The 2015 UCI Cyclo-cross World Championships get underway on Saturday with the junior and under-23 Men's races, followed on Sunday by the elite men and women, all on the same course in Tabor, Czech Republic. The course is well known to the elite ranks, who have battled here in World Cups and in two other World Championships over the past 20 years, and is sure to produce worthy champions. With a constantly changing mix of snow, ice and mud, the course is sure to bring about some unpredictable results. Cyclingnews has selected some riders who are poised to produce rides of a lifetime in Tabor.
None of the Belgian or Dutch riders can be considered underdogs, and few would ever dare call Sven Nys anything less than a favourite. But after two months of taking a beating at the hands of young guns Wout Van Aert (Belgium), Mathieu van der Poel (Netherlands), and World Cup winner Kevin Pauwels among others, the two-time world champion can hardly be considered as a top contender for the rainbow jersey.
Both Van Aert and Van der Poel have put in vicious early attacks which they parlayed into victory, but this rarely succeeds at the World Championships when it's every man for himself. While all eyes will be on the young guns, there is still a chance for old age and treachery to get the better of their enthusiasm. It has been since November 11 since Nys last stood atop a podium in cyclo-cross, and his dry spell is the longest we've ever seen. He seems to have begun to return to some of his previous spark, but he's left it a bit late in the season for a comeback. If Nys wins, it would be a small miracle.
US champion Jeremy Powers has to be the one to watch for a non-Dutch speaker to break into the podium. In the absence of defending champion Zdenek Stybar, Powers has moved into the sport as top rider from outside of the Netherlands or Belgium in the world at 8th, and Tabor is a course that has treated him well in the past. He was 7th place here in the 2012 World Cup round and 15th in the previous year.
Powers' European races have previously been hampered by weak running and technical skills that aren't quite up to par with the best, but he has made great strides this season by racing more days overseas and focussing on improving his skills. He's still an outsider for the podium, but could benefit from a tactical battle by the more dominant nations.

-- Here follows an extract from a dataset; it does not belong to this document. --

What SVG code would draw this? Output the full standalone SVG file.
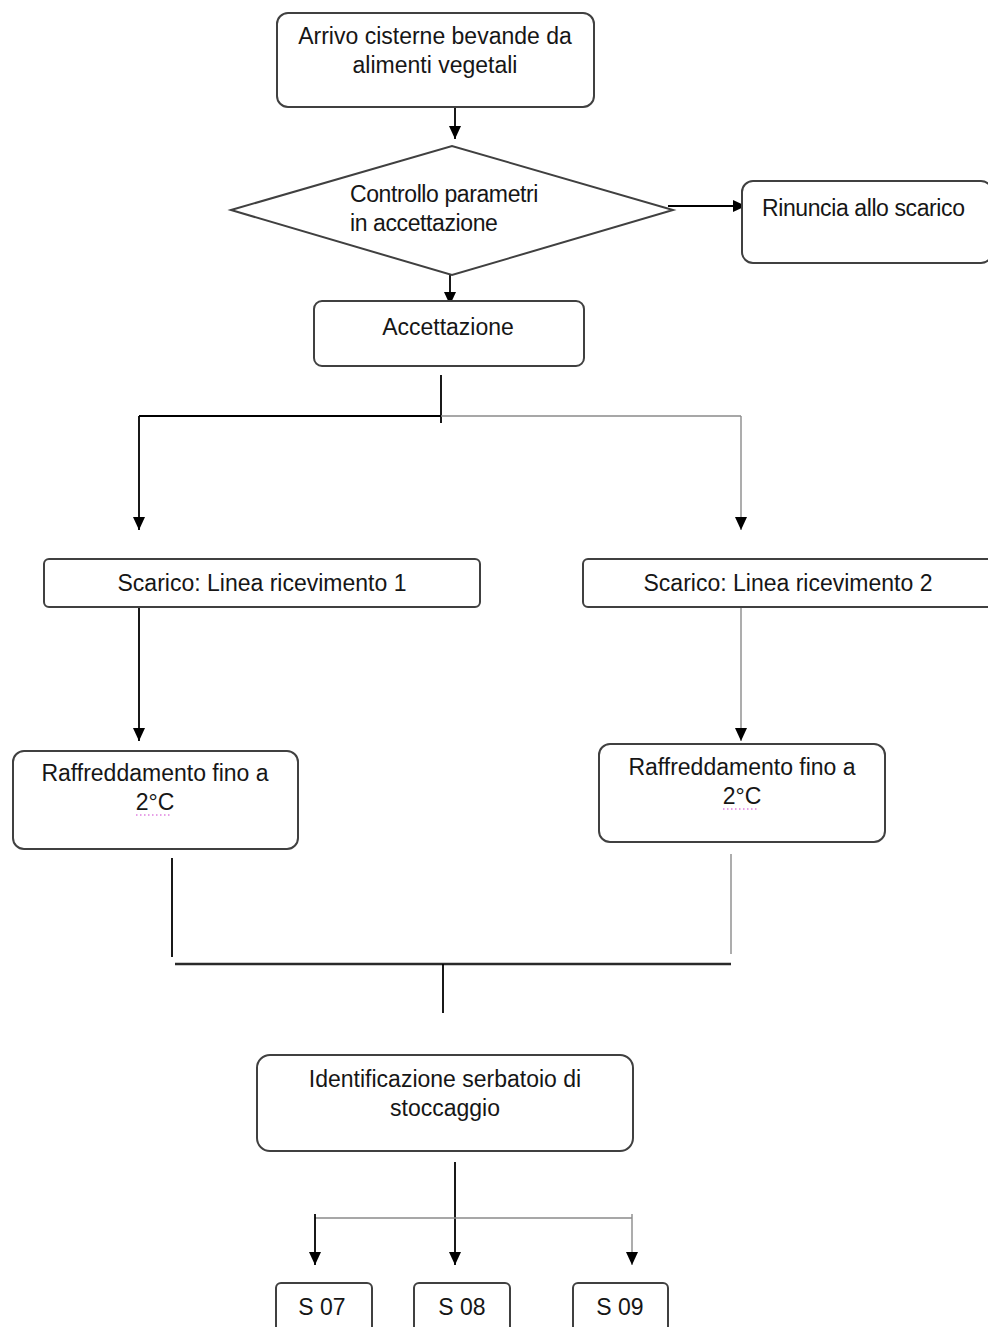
<svg xmlns="http://www.w3.org/2000/svg" width="988" height="1327" viewBox="0 0 988 1327">
<style>
.box{fill:#fff;stroke:#404040;stroke-width:2}
.t{font-family:"Liberation Sans",Arial,sans-serif;font-size:23px;fill:#161616}
.c{text-anchor:middle}
.n{letter-spacing:-0.4px}
.blk{stroke:#000;stroke-width:1.8;fill:none}
.gry{stroke:#8a8a8a;stroke-width:1.4;fill:none}
.thk{stroke:#2a2a2a;stroke-width:2.6;fill:none}
.sq{stroke:#d040d0;stroke-width:1.2;stroke-dasharray:1.5 2.5;fill:none}
</style>
<defs>
<marker id="ah" markerUnits="userSpaceOnUse" markerWidth="13" markerHeight="13" viewBox="0 0 13 13" refX="13" refY="6.5" orient="auto">
<path d="M0,0.5 L13,6.5 L0,12.5 z" fill="#000"/>
</marker>
</defs>

<g id="connectors">
<line class="blk" x1="455" y1="107" x2="455" y2="139" marker-end="url(#ah)"/>
<line class="blk" x1="668" y1="206" x2="746" y2="206" marker-end="url(#ah)"/>
<line class="blk" x1="450" y1="275" x2="450" y2="305" marker-end="url(#ah)"/>
<line class="blk" x1="441" y1="375" x2="441" y2="423"/>
<line class="blk" x1="139" y1="416" x2="441" y2="416"/>
<line class="gry" x1="441" y1="416" x2="741" y2="416"/>
<line class="blk" x1="139" y1="416" x2="139" y2="530" marker-end="url(#ah)"/>
<line class="gry" x1="741" y1="416" x2="741" y2="530" marker-end="url(#ah)"/>
<line class="blk" x1="139" y1="607" x2="139" y2="741" marker-end="url(#ah)"/>
<line class="gry" x1="741" y1="607" x2="741" y2="741" marker-end="url(#ah)"/>
<line class="blk" x1="172" y1="858" x2="172" y2="957"/>
<line class="gry" x1="731" y1="854" x2="731" y2="954"/>
<line class="thk" x1="175" y1="964" x2="731" y2="964"/>
<line class="blk" x1="443" y1="964" x2="443" y2="1013"/>
<line class="blk" x1="455" y1="1162" x2="455" y2="1265" marker-end="url(#ah)"/>
<line class="gry" x1="315" y1="1218" x2="632" y2="1218"/>
<line class="blk" x1="315" y1="1214" x2="315" y2="1265" marker-end="url(#ah)"/>
<line class="gry" x1="632" y1="1214" x2="632" y2="1265" marker-end="url(#ah)"/>
</g>

<g id="arrivo">
<rect class="box" x="277" y="13" width="317" height="94" rx="11"/>
<text class="t c" x="435" y="44">Arrivo cisterne bevande da</text>
<text class="t c" x="435" y="73">alimenti vegetali</text>
</g>

<g id="controllo">
<polygon class="box" points="231,210 452,146 673,210 452,275"/>
<text class="t n" x="350" y="202">Controllo parametri</text>
<text class="t n" x="350" y="231">in accettazione</text>
</g>

<g id="rinuncia">
<rect class="box" x="742" y="181" width="250" height="82" rx="11"/>
<text class="t n" x="762" y="216">Rinuncia allo scarico</text>
</g>

<g id="accettazione">
<rect class="box" x="314" y="301" width="270" height="65" rx="8"/>
<text class="t c" x="448" y="335">Accettazione</text>
</g>

<g id="scarico1">
<rect class="box" x="44" y="559" width="436" height="48" rx="5"/>
<text class="t c" x="262" y="591">Scarico: Linea ricevimento 1</text>
</g>

<g id="scarico2">
<rect class="box" x="583" y="559" width="420" height="48" rx="5"/>
<text class="t c" x="788" y="591">Scarico: Linea ricevimento 2</text>
</g>

<g id="raffreddamento1">
<rect class="box" x="13" y="751" width="285" height="98" rx="11"/>
<text class="t c" x="155" y="781">Raffreddamento fino a</text>
<text class="t c" x="155" y="810">2°C</text>
<line class="sq" x1="136" y1="815" x2="171" y2="815"/>
</g>

<g id="raffreddamento2">
<rect class="box" x="599" y="744" width="286" height="98" rx="11"/>
<text class="t c" x="742" y="775">Raffreddamento fino a</text>
<text class="t c" x="742" y="804">2°C</text>
<line class="sq" x1="723" y1="809" x2="758" y2="809"/>
</g>

<g id="identificazione">
<rect class="box" x="257" y="1055" width="376" height="96" rx="13"/>
<text class="t c" x="445" y="1087">Identificazione serbatoio di</text>
<text class="t c" x="445" y="1116">stoccaggio</text>
</g>

<g id="s07">
<rect class="box" x="276" y="1283" width="96" height="60" rx="5"/>
<text class="t c" x="322" y="1315">S 07</text>
</g>

<g id="s08">
<rect class="box" x="414" y="1283" width="96" height="60" rx="5"/>
<text class="t c" x="462" y="1315">S 08</text>
</g>

<g id="s09">
<rect class="box" x="573" y="1283" width="95" height="60" rx="5"/>
<text class="t c" x="620" y="1315">S 09</text>
</g>
</svg>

Czech champion, Olympian and Colorado resident Katerina Nash has a large fan base on both sides of the Atlantic, and will be a top favourite for both her native fans in Tabor and for the rainbow jersey. Nash has spent decades near the top of elite sports, from cross-country skiing to mountain biking and cyclo-cross, and while she has a number of World Cup victories on the bike and a bronze medal from the 2011 World Championships, Nash has never donned the coveted rainbow bands.
Nash beat seven-time 'cross world champion Marianne Vos in Namur outright in December, and with the Dutch woman affected by a hamstring injury, this could be the year for Nash to finally make her breakthrough to the gold. With recent victories in the World Cup in Namur, and at Loenhout and Baal to go with her eight victories in the US this season, she has shown she has the form and the skills in the mud to make the leap to the top step. In addition to Vos, she will have to match and better Frenchwoman Pauline Ferrand-Prévot and American Katie Compton, among others.
The European and Belgian champion traded in her stripes for the white kit of World Cup overall winner through a consistently strong season, punctuated by well-executed victories in the Koksijde and Milton Keynes World Cups, in addition to four Superprestige and two Bpost Bank Trofee rounds.
With 19 victories to her name this year, it would be hard to count Cant out for the victory in Tabor. She rode well in the last World Cup in Hoogerheide, but missed a chance for the podium when she clipped a barrier and crashed dramatically in the finale.
Aside from Katie Compton, junior Gage Hecht represents the USA's best chance for a medal at the World Championships, and the Colorado native doesn't even turn 17 until February. Because of UCI rules which set a rider's age group based on the calendar year, Hecht is among the youngest of the junior men, but still came third in the final World Cup in Hoogerheide behind the dominant Eli Iserbyt (Belgium) and Dutch rider Roel van der Stegen, both more than a year his senior.
The current US and Pan American champion has the skills and speed to make the podium. A medal here would be the USA's first for the men since Jonathan Page and Danny Summerhill each earned silver in the elite men and junior races, respectively, in 2007.